Further to my previous work on attempting to bring together our multiple datasets into a synthesis (1)(2) and on visualising the results (3), I have now performed a more extensive test of the methodology using all of the data that we have gathered to date for English Heritage’s West Midlands region.

To briefly summarise previous posts, my synthesis methodology consists of creating a tessellation of 1km by 1km grid squares across England, with the SW origin point of each cell being 50m west and 50m south of the 1000m divisions in the OS grid.  We simplify the terminology used in each of our input datasets, run a series of identity queries in ArcGIS to define which cell(s) each object is located in, then collate the data for each cell for all datasets to create a new single synthesis layer.  We can then test these results against various measures such as mean elevation, mean terrain ruggedness index, percentage ground obscuration etc.

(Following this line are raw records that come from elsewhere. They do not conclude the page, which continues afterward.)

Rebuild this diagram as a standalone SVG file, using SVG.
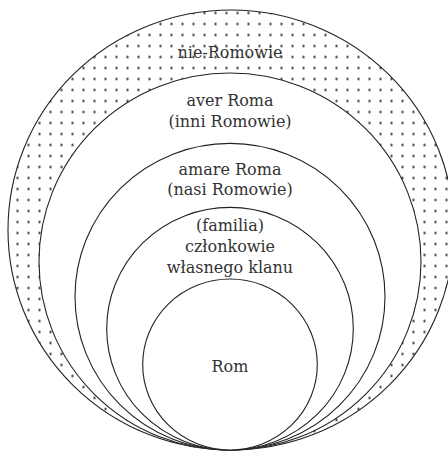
<svg xmlns="http://www.w3.org/2000/svg" width="448" height="451" viewBox="0 0 448 451">
<style>
.c{fill:#fff;stroke:#222;stroke-width:1.1}
.t{font-family:"DejaVu Serif","Liberation Serif",serif;font-size:16px;fill:#333;text-anchor:middle}
</style>
<defs>
<pattern id="dots" patternUnits="userSpaceOnUse" x="1" y="-3.5" width="11" height="11">
<rect x="4.5" y="4.5" width="2" height="2" fill="#1a1a1a"/>
</pattern>
</defs>
<rect width="448" height="451" fill="#fff"/>
<g id="nie-romowie">
<ellipse cx="231" cy="230" rx="223" ry="220" fill="url(#dots)" stroke="#222" stroke-width="1.1"/>
<text class="t" x="230" y="58">nie-Romowie</text>
</g>
<g id="aver-roma">
<ellipse class="c" cx="230" cy="261.5" rx="191" ry="188.5"/>
<text class="t" x="230" y="105.5">aver Roma</text>
<text class="t" x="230" y="126.5">(inni Romowie)</text>
</g>
<g id="amare-roma">
<ellipse class="c" cx="230" cy="296.7" rx="155" ry="153.3"/>
<text class="t" x="230" y="174.5">amare Roma</text>
<text class="t" x="230" y="195">(nasi Romowie)</text>
</g>
<g id="familia">
<ellipse class="c" cx="230" cy="328.7" rx="123.3" ry="121.3"/>
<text class="t" x="230" y="230.5">(familia)</text>
<text class="t" x="230" y="251.5">członkowie</text>
<text class="t" x="230" y="272.5">własnego klanu</text>
</g>
<g id="rom">
<ellipse class="c" cx="230" cy="364.5" rx="87.3" ry="85.5"/>
<text class="t" x="230" y="371.5">Rom</text>
</g>
<g id="connectors"></g>
</svg>
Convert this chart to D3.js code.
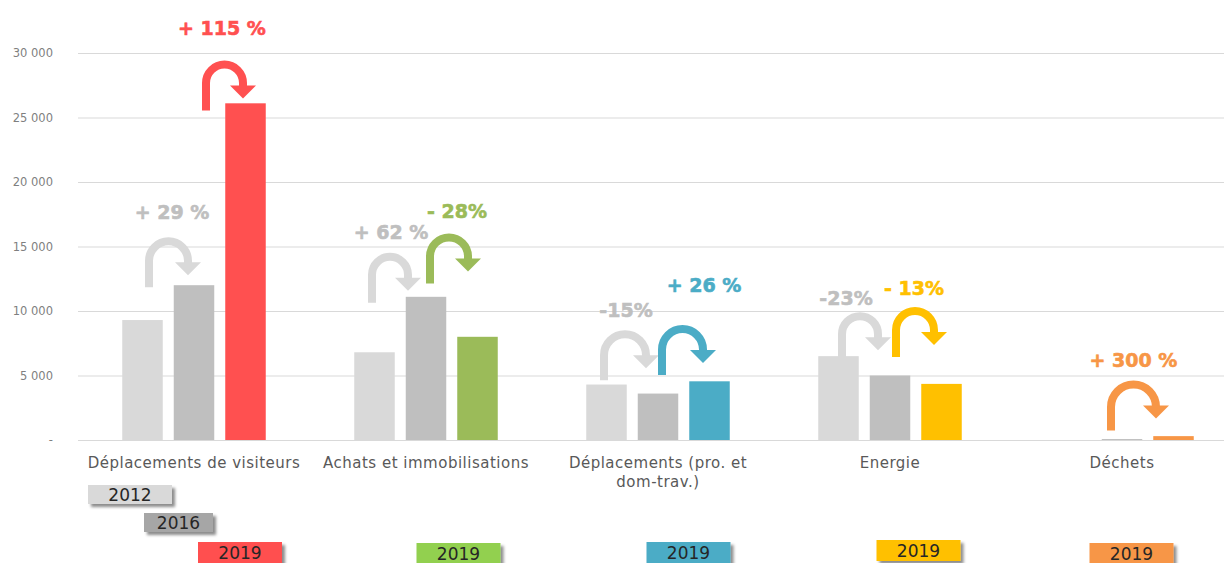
<!DOCTYPE html>
<html><head><meta charset="utf-8">
<script src="https://cdn.jsdelivr.net/npm/d3@7"></script>
<style>html,body{margin:0;padding:0;background:#fff;}svg{display:block;}</style>
</head><body>
<svg id="chart" width="1224" height="563"></svg>
<script>
// ---- data ----
const categories = ["Déplacements de visiteurs", "Achats et immobilisations", "Déplacements (pro. et|dom-trav.)", "Energie", "Déchets"];
const years = ["2012", "2016", "2019"];
const values2012 = [9300, 6800, 4300, 6500, null];
const values2016 = [12000, 11100, 3600, 5000, 75];
const values2019 = [26100, 8000, 4550, 4350, 300];
const yTicks = [0, 5000, 10000, 15000, 20000, 25000, 30000];
const annotationTexts = ["+ 29 %", "+ 115 %", "+ 62 %", "- 28%", "-15%", "+ 26 %", "-23%", "- 13%", "+ 300 %"];
const annotationGroup = [0, 0, 1, 1, 2, 2, 3, 3, 4];
const annotationFrom = [0, 1, 0, 1, 0, 1, 0, 1, 1];
const annotationTo   = [1, 2, 1, 2, 1, 2, 1, 2, 2];

// ---- layout / style (not data) ----
const arrowTopValue = [15400, 29100, 14200, 15700, 8200, 8600, 9600, 10000, 4300];
const arrowDx0 = [6.5, 12, -2.5, 4, -2.5, 4, 3.5, 6, -11];
const arrowDx1 = [-6, -2.5, -18, -9.5, -12, -6.5, -12, -7.5, -17.5];
const labelDx = [3.5, -2.5, 1, 8, 1, 21.5, -14, -1, 0];
const labelValue = [17674, 31938, 16124, 17752, 10078, 12016, 11008, 11783, 6202];
const color2012 = "#D9D9D9", color2016 = "#BFBFBF";
const color2019 = ["#FF5050", "#9BBB59", "#4BACC6", "#FFC000", "#F79646"];
const legend2019Colors = ["#FF5050", "#92D050", "#4BACC6", "#FFC000", "#F79646"];
const legend2019Dx = [46, 32.5, 30.5, 28.5, 9.5];
const legend2019Y = [542, 543, 542, 540, 543];

const svg = d3.select("#chart");
const x0 = d3.scaleBand().domain(d3.range(categories.length)).range([78, 1238]);
const barStep = 51.5, pad = 11 / 51.5;
const x1 = d3.scaleBand().domain(years).range([-barStep * 1.5, barStep * 1.5]).paddingInner(pad).paddingOuter(pad / 2);
const y = d3.scaleLinear().domain([0, 30000]).range([440, 53]);
const cx = i => x0(i) + x0.bandwidth() / 2;

// defs
const defs = svg.append("defs");
const f = defs.append("filter").attr("id", "shadow").attr("x", "-20%").attr("y", "-30%").attr("width", "150%").attr("height", "190%");
f.append("feDropShadow").attr("dx", 3).attr("dy", 3).attr("stdDeviation", 1.6).attr("flood-color", "#000").attr("flood-opacity", 0.45);

// grid + axis
const axis = d3.axisLeft(y).tickValues(yTicks).tickSize(0).tickPadding(0)
  .tickFormat(d => d === 0 ? "-" : d3.format(",")(d).replace(/,/g, " "));
const gAxis = svg.append("g").attr("transform", "translate(53,0)").call(axis);
gAxis.select(".domain").remove();
gAxis.selectAll("text").attr("font-family", "DejaVu Sans").attr("font-size", 11.5).attr("fill", "#7F7F7F");
svg.append("g").selectAll("line").data(yTicks).join("line")
  .attr("x1", 78).attr("x2", 1224).attr("y1", d => y(d) + 0.5).attr("y2", d => y(d) + 0.5)
  .attr("stroke", "#D9D9D9").attr("stroke-width", 1.2);

// bars
const series = [values2012, values2016, values2019];
categories.forEach((c, i) => {
  const g = svg.append("g").attr("transform", `translate(${cx(i)},0)`);
  years.forEach((yr, k) => {
    const v = series[k][i];
    if (v == null) return;
    g.append("rect").attr("x", x1(yr)).attr("width", x1.bandwidth())
      .attr("y", y(v)).attr("height", y(0) - y(v))
      .attr("fill", k === 0 ? color2012 : k === 1 ? color2016 : color2019[i]);
  });
});

// category labels
categories.forEach((c, i) => {
  const t = svg.append("text").attr("x", cx(i)).attr("y", 468).attr("text-anchor", "middle")
    .attr("font-family", "DejaVu Sans").attr("font-size", 15).attr("letter-spacing", 0.5).attr("fill", "#595959");
  c.split("|").forEach((line, j) => t.append("tspan").attr("x", cx(i)).attr("dy", j === 0 ? 0 : 19).text(line));
});

// annotations
annotationTexts.forEach((txt, a) => {
  const gi = annotationGroup[a];
  const isGray = annotationFrom[a] === 0;
  const col = isGray ? "#D9D9D9" : color2019[gi];
  const tcol = isGray ? "#BFBFBF" : color2019[gi];
  const xa = cx(gi) + x1(years[annotationFrom[a]]) + x1.bandwidth() / 2 + arrowDx0[a];
  const xb = cx(gi) + x1(years[annotationTo[a]]) + x1.bandwidth() / 2 + arrowDx1[a];
  const yT = y(arrowTopValue[a]);
  const r = (xb - xa) / 2;
  const tip = yT + 34, base = yT + 21, bottom = yT + 46;
  svg.append("path")
    .attr("d", `M${xa},${bottom} L${xa},${yT + r} A${r},${r} 0 0 1 ${xb},${yT + r} L${xb},${Math.max(base, yT + r) + 1}`)
    .attr("fill", "none").attr("stroke", col).attr("stroke-width", 8);
  svg.append("path")
    .attr("d", `M${xb - 13},${base} L${xb + 13},${base} L${xb},${tip} Z`).attr("fill", col);
  svg.append("text").attr("x", (xa + xb) / 2 + labelDx[a]).attr("y", y(labelValue[a]) + 7)
    .attr("text-anchor", "middle").attr("font-family", "DejaVu Sans").attr("font-weight", "bold")
    .attr("font-size", 19).attr("stroke", tcol).attr("stroke-width", 0.6).attr("fill", tcol).text(txt);
});

// legend boxes
function legendBox(cxp, ytop, w, h, fill, label) {
  const g = svg.append("g");
  g.append("rect").attr("x", cxp - w / 2).attr("y", ytop).attr("width", w).attr("height", h)
    .attr("fill", fill).attr("filter", "url(#shadow)");
  g.append("text").attr("x", cxp).attr("y", ytop + h / 2 + 6).attr("text-anchor", "middle")
    .attr("font-family", "DejaVu Sans").attr("font-size", 17).attr("fill", "#262626").text(label);
}
legendBox(cx(0) - 64, 485, 84, 19, "#D9D9D9", years[0]);
legendBox(cx(0) - 15.5, 513, 69, 19, "#A6A6A6", years[1]);
categories.forEach((c, i) => legendBox(cx(i) + legend2019Dx[i], legend2019Y[i], 84, 21, legend2019Colors[i], years[2]));
</script>
</body></html>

The datasets used for this latest synthesis test were:

  • Bronze Age sites as collated by David Yates (2007. Land, power and prestige: Bronze Age field systems in southern England. Oxford: Oxbow).
  • Janice Kinory’s database of Iron Age salt processing sites.
  • National Trust HER records.
  • A layer showing field systems recorded in the AIP database.
  • A layer showing settlements recorded in the AIP database.
  • English Heritage National Record of the Historic Environment data (NRHE).
  • English Heritage MORPH data (for the Marches region).
  • HER data from Birmingham, the Black Country, Coventry, Dudley, Herefordshire, Sandwell, Shropshire, Solihull, Staffordshire, Warwickshire, and Worcestershire (Worcester, Stoke-on-Trent, and Dudley are not yet in our database, although we have the data for each, so it was not possible to include them in the test).

The latest version of our terms thesaurus includes a category called ‘Domestic & Civil’, which covers the following types of sites (some of these types appear in other categories as well, e.g. hillforts in ‘Defensive’):

  • Town / small town.
  • Burh.
  • Civitas capital / colonia.
  • Hamlet / village.
  • Vicus.
  • Canabae Legionis.
  • Oppidum.
  • Hillfort.
  • Unenclosed settlement.
  • Enclosed settlement.
  • Linear settlement.
  • Palisaded settlement.
  • Riverside settlement.
  • Dispersed settlement.
  • Nucleated settlement.
  • Road-side settlement.
  • Midden.
  • Timber platform.
  • Manor.
  • Unspecified settlement.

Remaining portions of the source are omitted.